DÖVİZDEKİ TIRMANIŞ DURACAKTIR
Türkiye'nin 12 yıl sonrası için, 500 milyar dolarlık ihracat hedefini ortaya koyduğunu, bu hedefi mümkün kılacak her türlü potansiyelin de var olduğunu kaydeden Gizer, "Halen 200'den fazla ülkeye, 20 bin çeşit mal satıyoruz. Sanayimiz ve ihracatımız sadece belli ürünlere yoğunlaşmış değil. 19 farklı ürün kategorisinde 1 milyar doların üzerinde ihracat yapıyoruz. Yüzde 92'si sanayi ürünü olan ihracatımızın yarısından fazlasını, dünyanın en rekabetçi piyasalarına, AB ve ABD'ye gerçekleştiriyor olmamız bu hedefin bir hayal olmadığını açık bir şekilde ortaya koymaktadır" dedi.

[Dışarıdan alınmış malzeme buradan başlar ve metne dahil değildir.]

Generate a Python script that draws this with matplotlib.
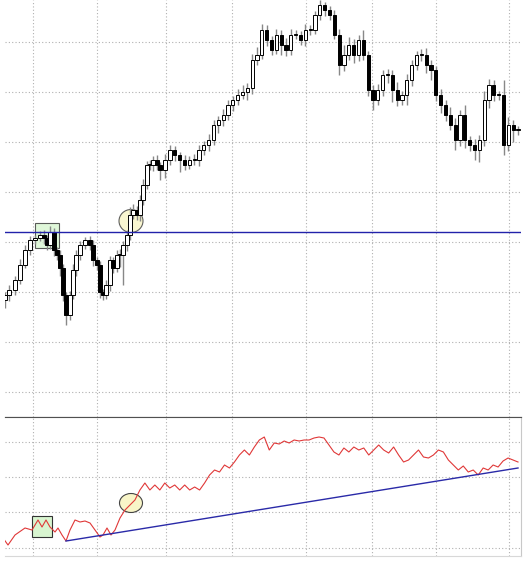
import numpy as np
import matplotlib
matplotlib.use("Agg")
import matplotlib.pyplot as plt
from matplotlib.patches import Rectangle, Ellipse

# price closes
closes = [305, 310, 320, 335, 350, 360, 362, 365, 362, 355,
          368, 350, 345, 332, 305, 285, 305, 330, 345, 355,
          360, 355, 340, 335, 308, 305, 315, 340, 332, 345,
          345, 355, 365, 385, 390, 385, 400, 415, 435, 435,
          440, 435, 430, 440, 450, 445, 440, 435, 440, 440,
          450, 455, 460, 475, 480, 485, 495, 500, 505, 508,
          512, 540, 545, 570, 560, 550, 565, 555, 550, 565,
          565, 560, 570, 570, 585, 595, 590, 585, 565, 535,
          545, 555, 545, 560, 545, 510, 500, 510, 525, 525,
          510, 500, 505, 520, 535, 545, 545, 535, 530, 505,
          495, 485, 475, 460, 485, 460, 455, 450, 460, 500,
          515, 505, 505, 455, 475, 470, 470]
# horizontal position (time) of the first 45 candles, the rest are evenly spread
early_t = [5, 9, 15, 20, 25, 30, 35, 40, 44, 47, 50, 54, 57, 60, 63, 66, 70, 73, 76, 80,
           85, 90, 93, 97, 100, 103, 106, 110, 113, 117, 120, 123, 127, 130, 133, 137, 140, 143, 147, 150,
           153, 157, 160, 165]
first_open = 300
wick_up = [3, 5, 4, 6, 5, 4, 3, 4, 5, 3, 6, 4, 3, 5, 4, 3, 4, 6, 5, 4,
           3, 4, 5, 3, 4, 3, 5, 4, 3, 5, 6, 4, 5, 8, 6, 4, 5, 6, 4, 5,
           4, 5, 3, 6, 5, 4, 3, 5, 4, 6, 5, 4, 6, 5, 4, 6, 5, 4, 6, 7,
           5, 6, 8, 6, 5, 4, 6, 5, 7, 6, 5, 4, 6, 5, 4, 5, 3, 4, 5, 6,
           10, 8, 6, 5, 10, 4, 5, 6, 5, 6, 5, 8, 4, 6, 5, 4, 6, 7, 5, 4,
           6, 5, 8, 7, 5, 10, 4, 6, 5, 9, 6, 5, 4, 15, 8, 5, 4]
wick_dn = [8, 6, 5, 4, 3, 5, 4, 3, 6, 5, 4, 6, 5, 8, 6, 10, 5, 4, 6, 5,
           4, 5, 6, 5, 6, 5, 4, 6, 5, 4, 12, 30, 6, 5, 4, 5, 6, 5, 4, 5,
           6, 5, 10, 8, 5, 6, 12, 5, 4, 5, 6, 5, 6, 5, 8, 6, 5, 6, 5, 4,
           8, 6, 5, 4, 6, 5, 4, 10, 6, 5, 4, 5, 6, 5, 4, 5, 6, 5, 4, 10,
           6, 5, 8, 6, 5, 6, 10, 5, 6, 8, 12, 6, 5, 10, 6, 5, 6, 8, 10, 6,
           8, 6, 5, 10, 6, 8, 6, 10, 12, 6, 8, 6, 5, 10, 6, 12, 5]

# lower indicator line
indicator = [62, 55, 65, 72, 70, 80, 73, 80, 73, 68, 72, 65, 59, 70, 80, 78, 79, 77, 70, 63,
             65, 72, 65, 70, 82, 90, 95, 100, 110, 117, 110, 115, 110, 117, 112, 115, 110, 115, 110, 113,
             110, 117, 125, 130, 128, 135, 132, 138, 145, 150, 145, 153, 160, 163, 150, 157, 156, 159, 157, 160,
             159, 160, 160, 162, 163, 162, 155, 148, 145, 152, 148, 153, 150, 152, 145, 150, 155, 150, 147, 153,
             145, 138, 140, 145, 150, 143, 142, 145, 150, 148, 140, 135, 130, 134, 128, 130, 125, 132, 130, 135,
             133, 139, 142, 140, 138]
ind_early_t = [3, 8, 15, 25, 32, 38, 42, 46, 50, 55, 58, 62, 66, 70, 75, 80, 85, 90, 95, 100,
               103, 107, 111, 115, 120]
trend_x = [66, 518]
trend_y = [59, 132]
support_level = 368
vgrid = [33, 97, 166, 232, 306, 372, 436, 509]
hgrid_top = [558, 508, 458, 408, 358, 308, 258, 208]
hgrid_bot = [158, 123, 88, 52]

W, H = 524, 563
fig = plt.figure(figsize=(W / 100, H / 100), dpi=100)
ax1 = fig.add_axes([5 / W, (H - 417) / H, 516 / W, 417 / H])
ax2 = fig.add_axes([5 / W, 7 / H, 516 / W, 139 / H])

for ax in (ax1, ax2):
    ax.set_xlim(5, 521)
    ax.set_xticks(vgrid)
    ax.tick_params(length=0, labelbottom=False, labelleft=False)
    ax.grid(True, color="#b0b0b0", linestyle=(0, (1, 2)), linewidth=0.8)
    ax.set_axisbelow(True)
ax1.set_ylim(183, 600)
ax1.set_yticks(hgrid_top)
ax2.set_ylim(44, 183)
ax2.set_yticks(hgrid_bot)

for s in ["top", "left", "right"]:
    ax1.spines[s].set_visible(False)
ax1.spines["bottom"].set_color("#505050")
ax2.spines["left"].set_visible(False)
ax2.spines["top"].set_color("#505050")
ax2.spines["right"].set_color("#c8c8c8")
ax2.spines["bottom"].set_color("#d8d8d8")

# candles
n = len(closes)
xs = np.concatenate([early_t, np.linspace(170, 518, n - len(early_t))])
opens = [first_open] + closes[:-1]
for x, o, c, wu, wd in zip(xs, opens, closes, wick_up, wick_dn):
    hi = max(o, c) + wu
    lo = min(o, c) - wd
    ax1.vlines(x, lo, hi, color="#888888", linewidth=1, zorder=2)
    up = c >= o
    body = max(abs(c - o), 1.5)
    ax1.add_patch(Rectangle((x - 1.6, min(o, c)), 3.2, body,
                            facecolor="white" if up else "black",
                            edgecolor="black", linewidth=0.7, zorder=3))

ax1.axhline(support_level, color="#2222aa", linewidth=1, zorder=4)
ax1.add_patch(Rectangle((35, 352), 24, 25, facecolor="#d8f5d0", edgecolor="#333333",
                        linewidth=0.8, alpha=0.8, zorder=1))
ax1.add_patch(Ellipse((131, 379), 24, 23, facecolor="#f8f5c8", edgecolor="#444444",
                      linewidth=0.8, alpha=0.85, zorder=1))

# indicator panel
ix = np.concatenate([ind_early_t, np.linspace(125, 518, len(indicator) - len(ind_early_t))])
ax2.plot(ix, indicator, color="#e03838", linewidth=0.8, zorder=3)
ax2.plot(trend_x, trend_y, color="#2a2aa8", linewidth=1, zorder=3)
ax2.add_patch(Rectangle((32, 63), 20, 21, facecolor="#d8f5d0", edgecolor="#333333",
                        linewidth=0.8, zorder=2))
ax2.add_patch(Ellipse((131, 97), 23, 19, facecolor="#f8f5c8", edgecolor="#444444",
                      linewidth=0.8, zorder=2))

fig.savefig("out.png", dpi=100)
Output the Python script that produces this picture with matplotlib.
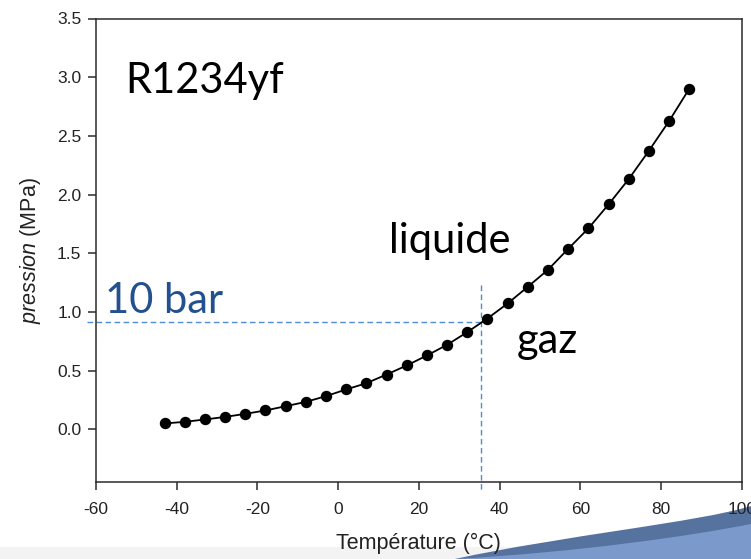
import matplotlib
matplotlib.use("Agg")
import matplotlib.pyplot as plt
from matplotlib.path import Path
from matplotlib.patches import PathPatch, Rectangle

plt.rcParams['font.family'] = ['Liberation Sans', 'DejaVu Sans']
plt.rcParams['mathtext.fontset'] = 'custom'
plt.rcParams['mathtext.it'] = 'Liberation Sans:italic'
plt.rcParams['mathtext.rm'] = 'Liberation Sans'

# Saturation curve of R1234yf
temperature = [-43, -38, -33, -28, -23, -18, -13, -8, -3, 2, 7, 12, 17, 22, 27,
               32, 37, 42, 47, 52, 57, 62, 67, 72, 77, 82, 87]
pressure = [0.051, 0.065, 0.085, 0.107, 0.133, 0.162, 0.198, 0.235, 0.284, 0.341,
            0.394, 0.468, 0.545, 0.630, 0.721, 0.829, 0.945, 1.073, 1.215, 1.360,
            1.538, 1.712, 1.916, 2.132, 2.373, 2.626, 2.901]

x_ticks = [-60, -40, -20, 0, 20, 40, 60, 80, 100]
y_ticks = [0.0, 0.5, 1.0, 1.5, 2.0, 2.5, 3.0, 3.5]

# Reference lines for the 10 bar operating point
ref_pressure = 0.911
ref_temperature = 35.3

W, H = 751, 559
fig = plt.figure(figsize=(W / 100, H / 100), dpi=100)
fig.patch.set_facecolor('white')

# Light grey strip at the bottom of the slide
fig.add_artist(Rectangle((0, 0), 1, 12 / H, transform=fig.transFigure,
                         facecolor='#f3f3f3', edgecolor='none', zorder=-2))


def px(x, y):
    return (x / W, 1 - y / H)


# Slide decoration: two-tone swoosh in the bottom-right corner
dark = Path([px(455, 559), px(560, 536), px(700, 522), px(751, 506),
             px(751, 559), px(455, 559)],
            [Path.MOVETO, Path.CURVE4, Path.CURVE4, Path.CURVE4,
             Path.LINETO, Path.CLOSEPOLY])
light = Path([px(455, 559), px(580, 552), px(690, 536), px(751, 524),
              px(751, 559), px(455, 559)],
             [Path.MOVETO, Path.CURVE4, Path.CURVE4, Path.CURVE4,
              Path.LINETO, Path.CLOSEPOLY])
fig.add_artist(PathPatch(dark, transform=fig.transFigure,
                         facecolor='#56729f', edgecolor='none', zorder=-1))
fig.add_artist(PathPatch(light, transform=fig.transFigure,
                         facecolor='#7b9acb', edgecolor='none', zorder=-1))

ax = fig.add_axes([96 / W, 1 - 482.3 / H, (741.7 - 96) / W, (482.3 - 18.5) / H])
ax.set_facecolor('none')
ax.set_xlim(-60, 100)
ax.set_ylim(-0.45, 3.5)
ax.set_xticks(x_ticks)
ax.set_xticklabels([str(t) for t in x_ticks])
ax.set_yticks(y_ticks)
ax.set_yticklabels([f"{t:.1f}" for t in y_ticks])

for s in ax.spines.values():
    s.set_color('#2b2b2b')
    s.set_linewidth(1.1)
ax.tick_params(direction='out', length=5.5, width=1.1, color='#2b2b2b',
               labelsize=12.5, labelcolor='#222222')
ax.tick_params(axis='x', pad=8.5)
ax.tick_params(axis='y', pad=5)

ax.plot(temperature, pressure, color='black', lw=1.3, marker='o',
        markersize=7.2, markerfacecolor='black', markeredgecolor='black', zorder=3)

ax.set_xlabel('Température (°C)', fontsize=15.5, color='#222222', labelpad=11.5)
ax.set_ylabel(r'$\mathit{pression}$ (MPa)', fontsize=15.5, color='#222222',
              labelpad=10)

dash_color = '#4f8bd6'
ax.plot([-62.2, 38.1], [ref_pressure, ref_pressure], color=dash_color, lw=1.0,
        ls=(0, (4, 2.5)), clip_on=False, zorder=2)
ax.plot([ref_temperature, ref_temperature], [1.229, -0.52], color=dash_color,
        lw=1.0, ls=(0, (4, 2.5)), clip_on=False, zorder=2)

txt_font = ['Lato', 'DejaVu Sans']
ax.text(-52.8, 2.862, 'R1234yf', family=txt_font, fontsize=30, color='black',
        ha='left', va='baseline')
ax.text(12.7, 1.499, 'liquide', family=txt_font, fontsize=30, color='black',
        ha='left', va='baseline')
ax.text(44.3, 0.647, 'gaz', family=txt_font, fontsize=30, color='black',
        ha='left', va='baseline')
ax.text(-57.7, 0.988, '10 bar', family=txt_font, fontsize=30, color='#23508e',
        ha='left', va='baseline')

fig.savefig('out.png', dpi=100)
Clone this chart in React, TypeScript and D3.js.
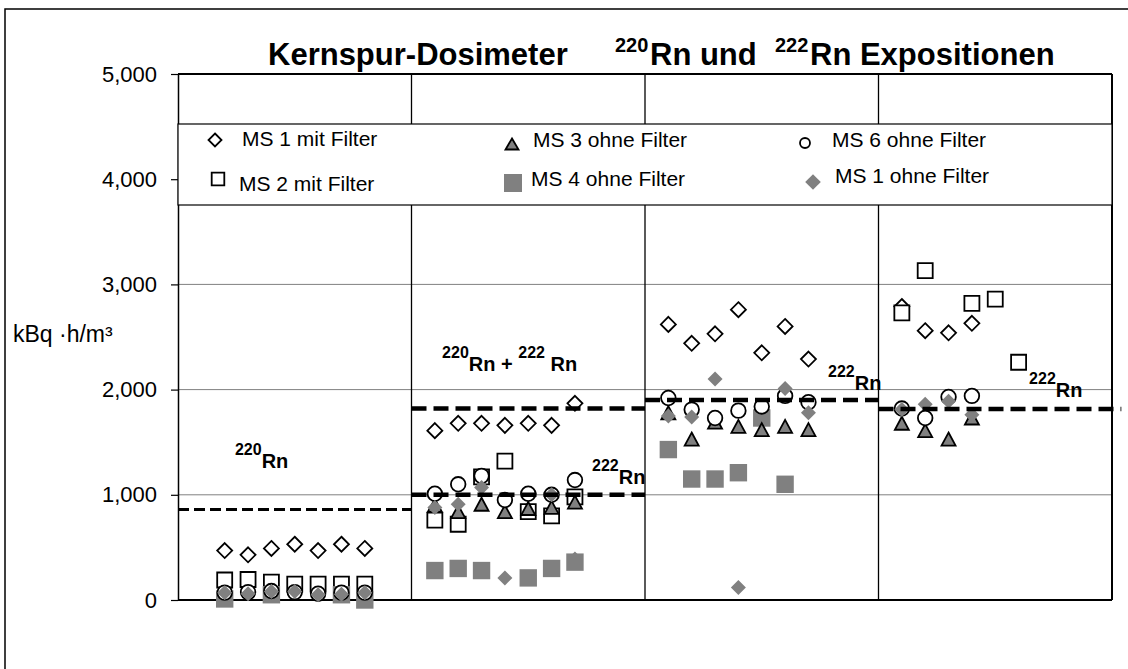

Yılbaşından bu yana TL'nin, Euro ve dolara karşı ortalama yüzde 15 kayıp yaşadığını da hatırlatan Gizer, son dönemde döviz fiyatlarında yaşanan hızlı tırmanışın bir süre sonra duracağına inandıklarını vurguladı. TL'nin daha fazla değer kaybetmesinin enflasyon üzerinde arzu edilmeyen katkıları olabileceğini bildiren Gizer, TL'nin şu aşamada normal değerde olduğunu düşündüklerini ifade etti.